▶ **Given exercise**
Lines containing the word "with" are to be located and copied.

▶ **Data in this exercise**
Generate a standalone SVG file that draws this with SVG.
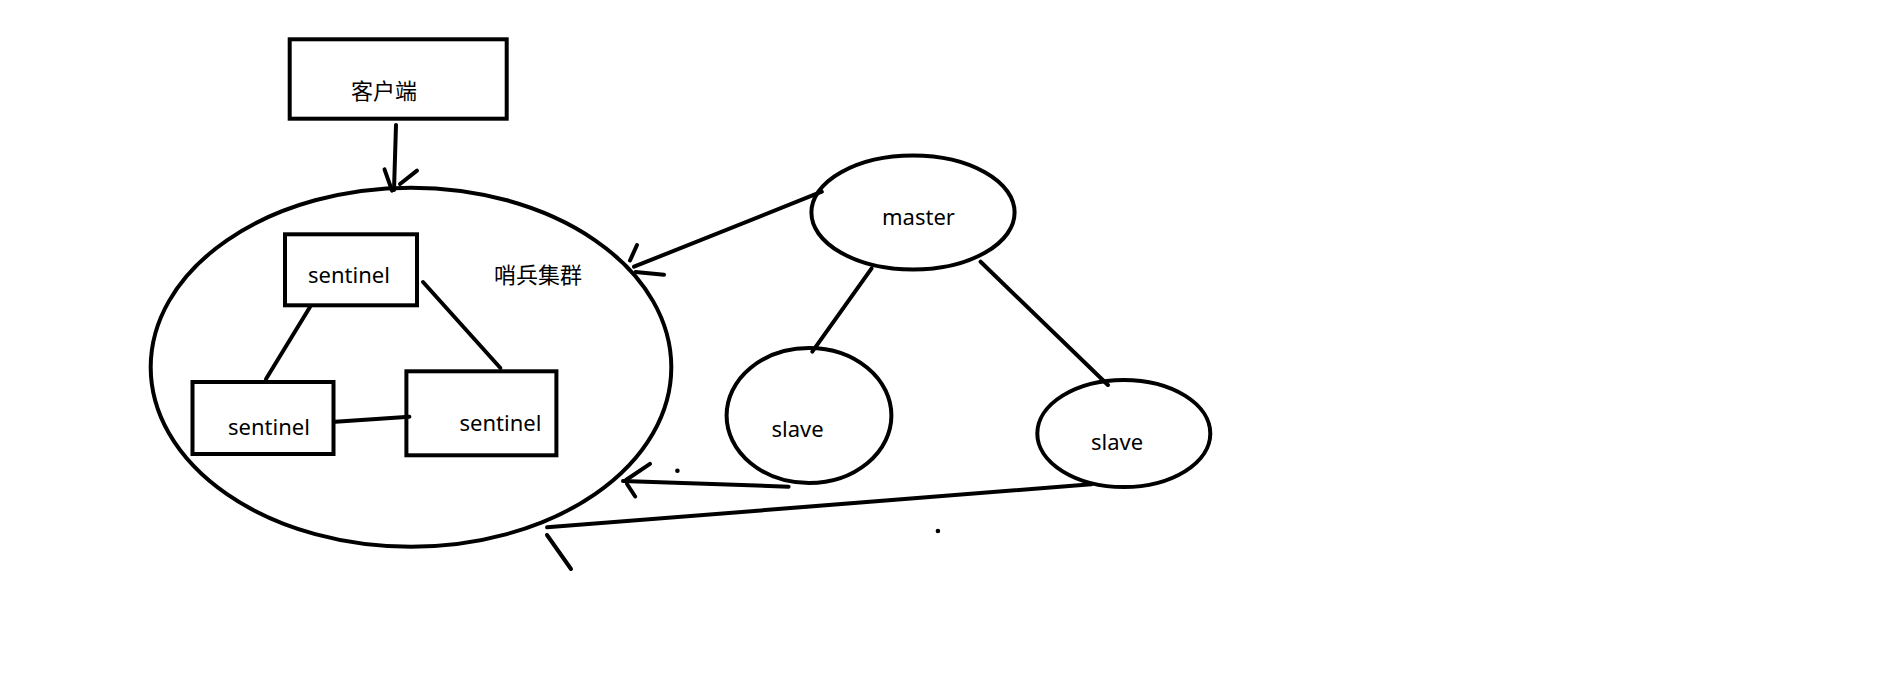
<svg xmlns="http://www.w3.org/2000/svg" width="1903" height="674" viewBox="0 0 1903 674">
<style>
.s{fill:none;stroke:#000;stroke-width:4;stroke-linecap:round;stroke-linejoin:round}
.n{fill:#fff;stroke:#000;stroke-width:4}
.t{font-family:"Noto Sans","Noto Sans CJK SC",sans-serif;font-size:22px;fill:#000}
.d{fill:#000}
</style>
<rect width="1903" height="674" fill="#fff"/>
<g id="cluster">
<ellipse class="n" cx="411" cy="367.2" rx="260.3" ry="179.5"/>
<text class="t" x="494" y="283">哨兵集群</text>
</g>
<g id="client">
<rect class="n" x="289.7" y="39.3" width="217" height="79.4"/>
<text class="t" x="351" y="99">客户端</text>
</g>
<g id="sentinel1">
<rect class="n" x="285" y="234.3" width="132" height="71"/>
<text class="t" x="308" y="283">sentinel</text>
</g>
<g id="sentinel2">
<rect class="n" x="192.5" y="382" width="141" height="72"/>
<text class="t" x="228" y="435">sentinel</text>
</g>
<g id="sentinel3">
<rect class="n" x="406.4" y="371.3" width="150" height="84"/>
<text class="t" x="459.5" y="431">sentinel</text>
</g>
<g id="master">
<ellipse class="n" cx="913" cy="212.5" rx="101.6" ry="57"/>
<text class="t" x="882" y="225">master</text>
</g>
<g id="slave1">
<ellipse class="n" cx="809" cy="415.5" rx="82.4" ry="67.5"/>
<text class="t" x="771.5" y="436.5">slave</text>
</g>
<g id="slave2">
<ellipse class="n" cx="1123.8" cy="433.5" rx="86.5" ry="53.5"/>
<text class="t" x="1091" y="450">slave</text>
</g>
<g id="connectors">
<path class="s" d="M396 125 L394 190"/>
<path class="s" d="M384.5 169.3 L392 190.7 M417 170.7 L400 184"/>
<path class="s" d="M310 307 L266 379"/>
<path class="s" d="M423 282 L500.4 368"/>
<path class="s" d="M335.5 421.7 L409.4 416.7"/>
<path class="s" d="M821.8 191.7 L634 266.7"/>
<path class="s" d="M637 245 L630 260.5 M635.5 272 L664 274.8"/>
<path class="s" d="M871.6 268.3 L812.3 351.7"/>
<path class="s" d="M980.6 261.7 L1107.9 385"/>
<path class="s" d="M788.6 486.7 L623 481"/>
<path class="s" d="M650 463.8 L626 480 M627 484 L635.2 496.5"/>
<path class="s" d="M1091.3 484.3 L547.1 527.3"/>
<path class="s" d="M547 535 L571 569"/>
<circle class="d" cx="677.4" cy="470.7" r="2.3"/>
<circle class="d" cx="937.9" cy="531" r="2.3"/>
</g>
</svg>
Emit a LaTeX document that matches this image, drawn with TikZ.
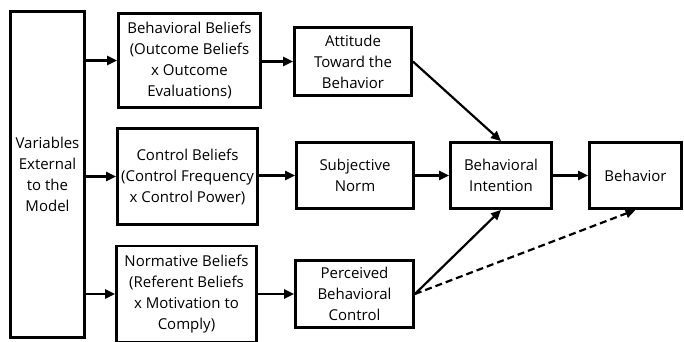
\documentclass[tikz,border=0pt]{standalone}
\usepackage{fontspec}
\setmainfont{Open Sans}
\usetikzlibrary{arrows.meta}
\begin{document}
\begin{tikzpicture}[x=1pt,y=-1pt,
  box/.style={draw=black,line width=2.8pt,fill=white,align=center,inner sep=0pt,
    font=\fontsize{15}{21}\selectfont},
  arr/.style={line width=2.2pt,-{Triangle[length=10pt,width=9pt]}},
  darr/.style={arr,dash pattern=on 7pt off 4pt}]
\useasboundingbox (0,0) rectangle (684,341);
\node[box,minimum width=74pt,minimum height=326pt] (L) at (47.5,174.5) {Variables\\External\\to the\\Model};
\node[box,minimum width=142pt,minimum height=94pt] (BB) at (189.5,60.5) {Behavioral Beliefs\\(Outcome Beliefs\\x Outcome\\Evaluations)};
\node[box,minimum width=140pt,minimum height=96pt] (CB) at (187.5,176.5) {Control Beliefs\\(Control Frequency\\x Control Power)};
\node[box,minimum width=140pt,minimum height=96pt] (NB) at (186.5,294) {Normative Beliefs\\(Referent Beliefs\\x Motivation to\\Comply)};
\node[box,minimum width=117pt,minimum height=68pt] (AT) at (353,61.5) {Attitude\\Toward the\\Behavior};
\node[box,minimum width=117pt,minimum height=66pt] (SN) at (355,175.5) {Subjective\\Norm};
\node[box,minimum width=118pt,minimum height=67pt] (PBC) at (354.5,294) {Perceived\\Behavioral\\Control};
\node[box,minimum width=101pt,minimum height=66pt] (BI) at (501,175.5) {Behavioral\\Intention};
\node[box,minimum width=92pt,minimum height=66pt] (BE) at (635.5,175.5) {Behavior};
\draw[arr] (L.east |- BB.west) -- (BB.west);
\draw[arr] (L.east |- CB.west) -- (CB.west);
\draw[arr] (L.east |- NB.west) -- (NB.west);
\draw[arr] (BB.east |- AT.west) -- (AT.west);
\draw[arr] (CB.east |- SN.west) -- (SN.west);
\draw[arr] (NB.east |- PBC.west) -- (PBC.west);
\draw[arr] (AT.east) -- (BI.north);
\draw[arr] (SN.east) -- (BI.west);
\draw[arr] (PBC.east) -- (BI.south);
\draw[arr] (BI.east) -- (BE.west);
\draw[darr] (PBC.east) -- (BE.south);
\end{tikzpicture}
\end{document}
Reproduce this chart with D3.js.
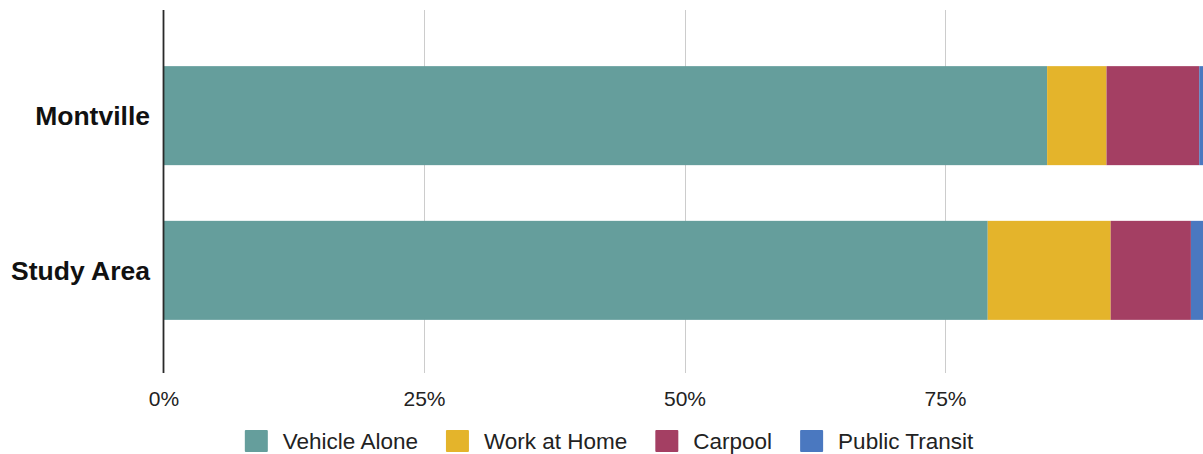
<!DOCTYPE html>
<html>
<head>
<meta charset="utf-8">
<script src="https://cdn.jsdelivr.net/npm/d3@7"></script>
<style>
  html, body { margin: 0; padding: 0; background: #fff; }
  svg { display: block; font-family: "Liberation Sans", Arial, sans-serif; }
</style>
</head>
<body>
<svg id="chart" width="1203" height="454"></svg>
<script>
// ---- data ----
const categories = ["Montville", "Study Area"];
const seriesNames = ["Vehicle Alone", "Work at Home", "Carpool", "Public Transit"];
const vehicleAlone = [84.8, 79.1];
const workAtHome = [5.7, 11.8];
const carpool = [8.9, 7.7];
const publicTransit = [0.6, 1.4];
const tickValues = [0, 25, 50, 75];
const tickLabels = ["0%", "25%", "50%", "75%"];
const colors = ["#659e9c", "#e4b42b", "#a43f63", "#4a78c0"];

const seriesValues = [vehicleAlone, workAtHome, carpool, publicTransit];
const rows = categories.map((c, i) => {
  const r = { category: c };
  seriesNames.forEach((s, j) => r[s] = seriesValues[j][i]);
  return r;
});

const svg = d3.select("#chart");
const x = d3.scaleLinear().domain([0, 100]).range([163.5, 1205.5]);
const y = d3.scaleBand().domain(categories).range([12, 374]).paddingInner(0.36).paddingOuter(0.35);
const plotTop = 10, plotBottom = 373;

// gridlines
svg.append("g").selectAll("line").data(tickValues.filter(d => d > 0)).join("line")
  .attr("x1", d => Math.round(x(d)) + 0.5).attr("x2", d => Math.round(x(d)) + 0.5)
  .attr("y1", plotTop).attr("y2", plotBottom)
  .attr("stroke", "#cccccc").attr("stroke-width", 1);

// stacked bars
const stack = d3.stack().keys(seriesNames)(rows);
svg.append("g").selectAll("g").data(stack).join("g")
  .attr("fill", (d, i) => colors[i])
  .selectAll("rect").data(d => d).join("rect")
  .attr("x", d => x(d[0]))
  .attr("width", d => x(d[1]) - x(d[0]))
  .attr("y", d => y(d.data.category))
  .attr("height", y.bandwidth());

// y axis line
svg.append("line")
  .attr("x1", 163.5).attr("x2", 163.5).attr("y1", plotTop).attr("y2", plotBottom)
  .attr("stroke", "#2a2a2a").attr("stroke-width", 1.8);

// x axis tick labels
const xAxis = d3.axisBottom(x).tickValues(tickValues)
  .tickFormat((d, i) => tickLabels[i]).tickSize(0).tickPadding(0);
const gx = svg.append("g").attr("transform", `translate(0,${plotBottom})`).call(xAxis);
gx.select(".domain").remove();
gx.selectAll("text").attr("dy", null).attr("y", 33)
  .style("font-size", "21px").style("font-family", "Liberation Sans, Arial, sans-serif")
  .attr("fill", "#222");

// y axis labels
const yAxis = d3.axisLeft(y).tickSize(0).tickPadding(0);
const gy = svg.append("g").attr("transform", "translate(150,0)").call(yAxis);
gy.select(".domain").remove();
gy.selectAll("text").attr("x", 0).attr("dy", "0.35em")
  .style("font-size", "26.5px").style("font-weight", "bold")
  .style("font-family", "Liberation Sans, Arial, sans-serif").attr("fill", "#111");

// legend
const legend = svg.append("g");
let lx = 0;
const items = legend.selectAll("g").data(seriesNames).join("g");
items.append("rect").attr("width", 23).attr("height", 22).attr("y", -11).attr("rx", 1)
  .attr("fill", (d, i) => colors[i]);
items.append("text").text(d => d).attr("x", 38).attr("dy", "0.35em")
  .style("font-size", "22.5px").attr("fill", "#222");
items.each(function () {
  const g = d3.select(this);
  g.attr("transform", `translate(${lx},441)`);
  lx += 38 + g.select("text").node().getComputedTextLength() + 28;
});
const totalW = lx - 28;
legend.attr("transform", `translate(${609 - totalW / 2},0)`);
</script>
</body>
</html>
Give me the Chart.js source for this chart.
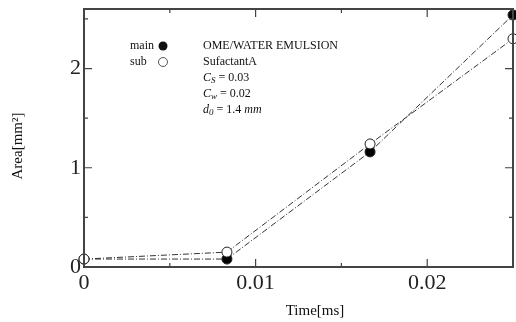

▶ **Full output**
Generate a standalone SVG file that draws this with SVG.
Emit a LaTeX document that matches this image, drawn with TikZ.
Reproduce this chart with D3.js.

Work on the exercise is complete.